There is value in using the body to do what scares us.
There are a lot of challenges in our environments that aren’t physical challenges. It may be less approachable to envision ways to build up to mastering those challenges. I mean things like public speaking, or negotiating with one’s boss for a higher wage, or simply sharing one’s opinion in a mixed group.
I remember when Tom and I built our house. It was a big challenge. We had to learn how to successfully interact with the building department, we had to learn to trust each others process…even though it was different than how we would do something. On top of all that we had to learn to build a house. Let me tell you…there are a lot of parts to a house!
When we finished, or probably sometime before, when it became clear that we would finish, I had this feeling in my bones that if we could do this…we could do anything.
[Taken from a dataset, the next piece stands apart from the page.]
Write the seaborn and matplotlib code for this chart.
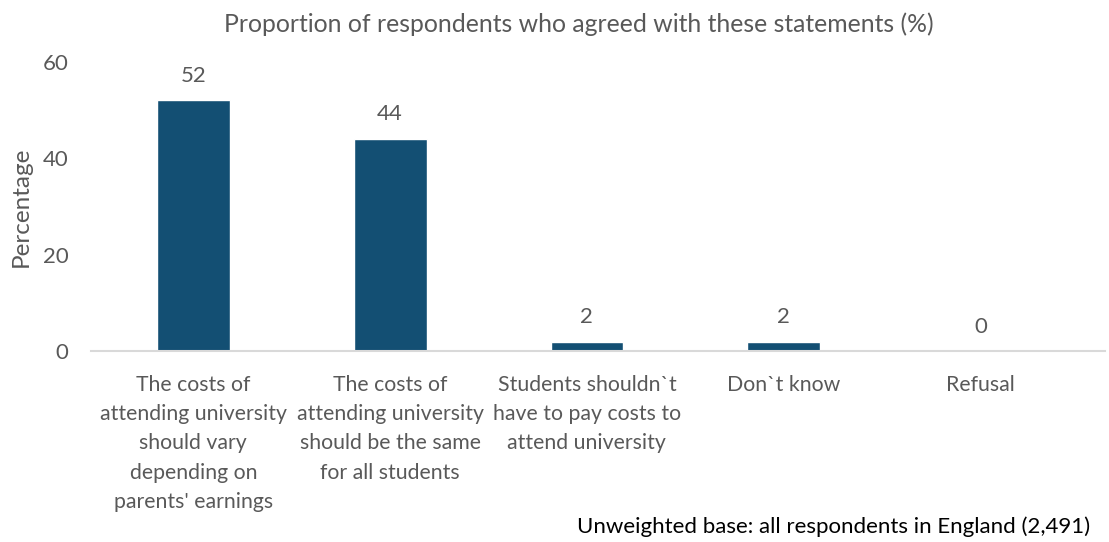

There are doubtless bigger potential challenges out there than learning how to build a house, but whatever scale those are on, we had learned how to meet challenge itself.
So, I think that using the body as a tool to ‘break the jump’ will help us learn how to break the other jumps in our lives. If I have the courage and confidence to leap a 6 foot wide precipice or to build a house from the ground up, surely I will also have the confidence to face other forms of failure.
In other words, confidence is confidence however we come by it…and we can use the body to learn it.